The last half of the movie takes place at night at the grand opening of a night club, an almost Chaplinesque scene that opens with the arrival of workmen and waiters sweating the fine details as the first night’s crowd arrives. This paean to modernity begins to self-destruct as every design flaw becomes glaringly apparent through the evening, resulting in spontaneous sort of revolution of fun and laughter amidst the chaos of the shallow dignified facade.
Playtime follows Tati’s earlier films with the absence of close-ups in favor of long and medium shots. It also continues Tati’s theme of the cold and modern versus the warm and friendly older city, done so well in Mon Oncle. And like the earlier films, while Hulot is our most recognizable character, equal emphasis is placed on the supporting cast. In fact, Hulot disappears into the crowd during the second half of the film, and the film itself contains a running gag involving men who look like Hulot, but aren’t.
And that is the problem that ultimately sinks the film. Without Hulot at the center there is no clear connection between the personal and the impersonal. He is our guide, so to speak; our bulwark against the cold impersonal forces that seek to diminish the warmth found in humanity.

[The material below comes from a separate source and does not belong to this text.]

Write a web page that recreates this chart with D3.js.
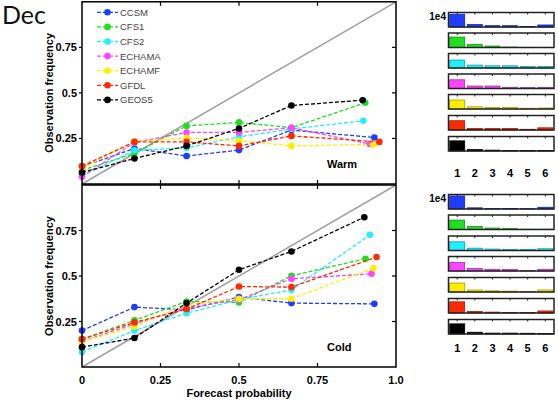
<!DOCTYPE html>
<html>
<head>
<meta charset="utf-8">
<script src="https://cdn.jsdelivr.net/npm/d3@7"></script>
<style>
  body { margin: 0; background: #fff; }
  svg { display: block; font-family: "Liberation Sans", Arial, sans-serif; }
</style>
</head>
<body>
<div id="chart"></div>
<script>
const models = ["CCSM", "CFS1", "CFS2", "ECHAMA", "ECHAMF", "GFDL", "GEOS5"];
const colors = ["#1f3dff", "#1fe01f", "#22eeff", "#ff44ff", "#ffee00", "#ff2a00", "#000000"];

// forecast probability of each bin (last bin differs per model)
const binProb = [0, 0.167, 0.333, 0.5, 0.667];
const warmLastProb = [0.931, 0.902, 0.896, 0.917, 0.928, 0.947, 0.894];
const coldLastProb = [0.931, 0.903, 0.917, 0.922, 0.928, 0.938, 0.899];

// observed frequency per model (warm / cold)
const warmFreq = [
  [0.095, 0.195, 0.154, 0.186, 0.296, 0.255],
  [0.075, 0.168, 0.319, 0.338, 0.309, 0.446],
  [0.045, 0.185, 0.198, 0.259, 0.302, 0.347],
  [0.040, 0.228, 0.283, 0.283, 0.309, 0.219],
  [0.085, 0.233, 0.253, 0.237, 0.209, 0.217],
  [0.098, 0.231, 0.231, 0.209, 0.264, 0.231],
  [0.063, 0.140, 0.209, 0.305, 0.431, 0.460]
];
const coldFreq = [
  [0.200, 0.329, 0.314, 0.384, 0.351, 0.347],
  [0.153, 0.256, 0.360, 0.355, 0.501, 0.595],
  [0.083, 0.200, 0.296, 0.370, 0.424, 0.726],
  [0.140, 0.237, 0.325, 0.370, 0.485, 0.512],
  [0.140, 0.223, 0.342, 0.375, 0.375, 0.543],
  [0.153, 0.245, 0.318, 0.442, 0.439, 0.604],
  [0.109, 0.159, 0.351, 0.534, 0.635, 0.823]
];

// sample counts per bin (units of 1e4)
const warmCounts = [
  [0.88, 0.17, 0.09, 0.09, 0.03, 0.14],
  [0.72, 0.20, 0.10, 0.03, 0.01, 0.01],
  [0.55, 0.20, 0.15, 0.15, 0.10, 0.10],
  [0.60, 0.17, 0.17, 0.08, 0.06, 0.08],
  [0.62, 0.15, 0.10, 0.10, 0.05, 0.07],
  [0.64, 0.10, 0.10, 0.10, 0.05, 0.15],
  [0.70, 0.10, 0.06, 0.04, 0.03, 0.03]
];
const coldCounts = [
  [0.90, 0.08, 0.03, 0.03, 0.02, 0.12],
  [0.65, 0.20, 0.10, 0.06, 0.02, 0.02],
  [0.60, 0.16, 0.10, 0.08, 0.08, 0.12],
  [0.58, 0.17, 0.12, 0.10, 0.04, 0.12],
  [0.62, 0.14, 0.08, 0.06, 0.04, 0.14],
  [0.77, 0.10, 0.06, 0.03, 0.03, 0.14],
  [0.70, 0.12, 0.06, 0.06, 0.05, 0.04]
];

const yTicks = [0.25, 0.5, 0.75];
const xTicks = [0, 0.25, 0.5, 0.75, 1];
const xTickLabels = ["0", "0.25", "0.5", "0.75", "1.0"];
const binLabels = ["1", "2", "3", "4", "5", "6"];

const width = 558, height = 405;
const svg = d3.select("#chart").append("svg")
  .attr("width", width)
  .attr("height", height);

svg.append("text")
  .attr("x", 2).attr("y", 24)
  .style("font-family", "Lato, 'Open Sans', sans-serif")
  .style("font-size", "25px")
  .style("fill", "#111")
  .text("Dec");

const x = d3.scaleLinear().domain([0, 1]).range([82, 396]);

function reliability(y0, y1, probs, lastProb, label, labelY, showLegend, showXLabels) {
  const y = d3.scaleLinear().domain([0, 1]).range([y1, y0]);
  const g = svg.append("g");

  // diagonal
  g.append("line")
    .attr("x1", x(0)).attr("y1", y(0))
    .attr("x2", x(1)).attr("y2", y(1))
    .attr("stroke", "#a0a0a0").attr("stroke-width", 1.5);

  const line = d3.line().x(d => x(d[0])).y(d => y(d[1]));

  probs.forEach((vals, i) => {
    const pts = vals.map((v, j) => [j < 5 ? binProb[j] : lastProb[i], v]);
    g.append("path")
      .attr("d", line(pts))
      .attr("fill", "none")
      .attr("stroke", colors[i])
      .attr("stroke-width", 1.3)
      .attr("stroke-dasharray", "4,2");
    g.selectAll(null).data(pts).enter().append("circle")
      .attr("cx", d => x(d[0])).attr("cy", d => y(d[1]))
      .attr("r", 3.3)
      .attr("fill", colors[i]);
  });

  // frame
  g.append("rect")
    .attr("x", x(0)).attr("y", y(1))
    .attr("width", x(1) - x(0)).attr("height", y(0) - y(1))
    .attr("fill", "none").attr("stroke", "#000").attr("stroke-width", 1.5);

  // left ticks (outside) with labels, right ticks inside
  yTicks.forEach(t => {
    g.append("line").attr("x1", x(0) - 3).attr("x2", x(0))
      .attr("y1", y(t)).attr("y2", y(t)).attr("stroke", "#000").attr("stroke-width", 1.2);
    g.append("line").attr("x1", x(1) - 4).attr("x2", x(1))
      .attr("y1", y(t)).attr("y2", y(t)).attr("stroke", "#000").attr("stroke-width", 1.2);
    g.append("text")
      .attr("x", x(0) - 5).attr("y", y(t) + 4)
      .attr("text-anchor", "end")
      .style("font-size", "11px").style("font-weight", "bold")
      .text(d3.format("")(t));
  });
  // top / bottom ticks inside
  xTicks.slice(1, 4).forEach(t => {
    g.append("line").attr("x1", x(t)).attr("x2", x(t))
      .attr("y1", y(1)).attr("y2", y(1) + 4).attr("stroke", "#000").attr("stroke-width", 1.2);
    g.append("line").attr("x1", x(t)).attr("x2", x(t))
      .attr("y1", y(0)).attr("y2", y(0) - 4).attr("stroke", "#000").attr("stroke-width", 1.2);
  });

  g.append("text")
    .attr("transform", `translate(53,${(y0 + y1) / 2}) rotate(-90)`)
    .attr("text-anchor", "middle")
    .style("font-size", "11px").style("font-weight", "bold")
    .text("Observation frequency");

  g.append("text")
    .attr("x", 327).attr("y", labelY)
    .style("font-size", "11px").style("font-weight", "bold")
    .text(label);

  if (showLegend) {
    const lg = g.append("g");
    models.forEach((m, i) => {
      const ly = 12.3 + i * 14.6;
      lg.append("line").attr("x1", 97).attr("x2", 118)
        .attr("y1", ly).attr("y2", ly)
        .attr("stroke", colors[i]).attr("stroke-width", 1.3).attr("stroke-dasharray", "4,2");
      lg.append("circle").attr("cx", 107.5).attr("cy", ly).attr("r", 3.3).attr("fill", colors[i]);
      lg.append("text").attr("x", 120).attr("y", ly + 3.5)
        .style("font-size", "9.5px").style("fill", "#444").text(m);
    });
  }

  if (showXLabels) {
    xTicks.forEach((t, i) => {
      g.append("text")
        .attr("x", x(t)).attr("y", y(0) + 17)
        .attr("text-anchor", "middle")
        .style("font-size", "11px").style("font-weight", "bold")
        .text(xTickLabels[i]);
    });
    g.append("text")
      .attr("x", x(0.5)).attr("y", y(0) + 30)
      .attr("text-anchor", "middle")
      .style("font-size", "11px").style("font-weight", "bold")
      .text("Forecast probability");
  }
}

reliability(1.8, 184, warmFreq, warmLastProb, "Warm", 168, true, false);
reliability(185, 367, coldFreq, coldLastProb, "Cold", 351, false, true);

// sample-size histograms
function histograms(tops, counts, labelY) {
  const hx = d3.scaleBand().domain(binLabels).range([448.5, 554]).paddingInner(0.15).paddingOuter(0.07);
  counts.forEach((c, i) => {
    const top = tops[i], h = 14.5;
    const hy = d3.scaleLinear().domain([0, 1]).range([top + h, top]);
    const g = svg.append("g");
    g.selectAll("rect.bar").data(c).enter().append("rect")
      .attr("x", (d, j) => hx(binLabels[j]))
      .attr("y", d => hy(d))
      .attr("width", hx.bandwidth())
      .attr("height", d => hy(0) - hy(d))
      .attr("fill", colors[i])
      .attr("stroke", d3.color(colors[i]).darker(1.2))
      .attr("stroke-width", 0.8);
    g.append("rect")
      .attr("x", 448.5).attr("y", top)
      .attr("width", 554 - 448.5).attr("height", h)
      .attr("fill", "none").attr("stroke", "#222").attr("stroke-width", 1.5);
    binLabels.forEach(b => {
      const cx = hx(b) + hx.bandwidth() / 2;
      g.append("line").attr("x1", cx).attr("x2", cx)
        .attr("y1", top).attr("y2", top + 2)
        .attr("stroke", "#222").attr("stroke-width", 1);
    });
  });
  svg.append("text")
    .attr("x", 446).attr("y", tops[0] + 7)
    .attr("text-anchor", "end")
    .style("font-size", "10px").style("font-weight", "bold")
    .text("1e4");
  binLabels.forEach(b => {
    svg.append("text")
      .attr("x", hx(b) + hx.bandwidth() / 2).attr("y", labelY)
      .attr("text-anchor", "middle")
      .style("font-size", "11px").style("font-weight", "bold")
      .text(b);
  });
}

const warmTops = [12.5, 33, 53.5, 74, 94.5, 115.5, 136.5];
const coldTops = [194.5, 215, 236, 256.5, 277.5, 298.5, 319.5];
histograms(warmTops, warmCounts, 177);
histograms(coldTops, coldCounts, 351.5);
</script>
</body>
</html>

In Mr. Hulot’s Holiday, vacationers are so intent on having fun that they fail to do so. (A beautiful running gag in that film is the man whose vacation is always interrupted by calls from his broker.) It is only when Hulot accidentally sets off the shack of fireworks that people come to their senses and realize that the purpose of their visit is to put aside modern life and its accompanying hustle and bustle and just relax.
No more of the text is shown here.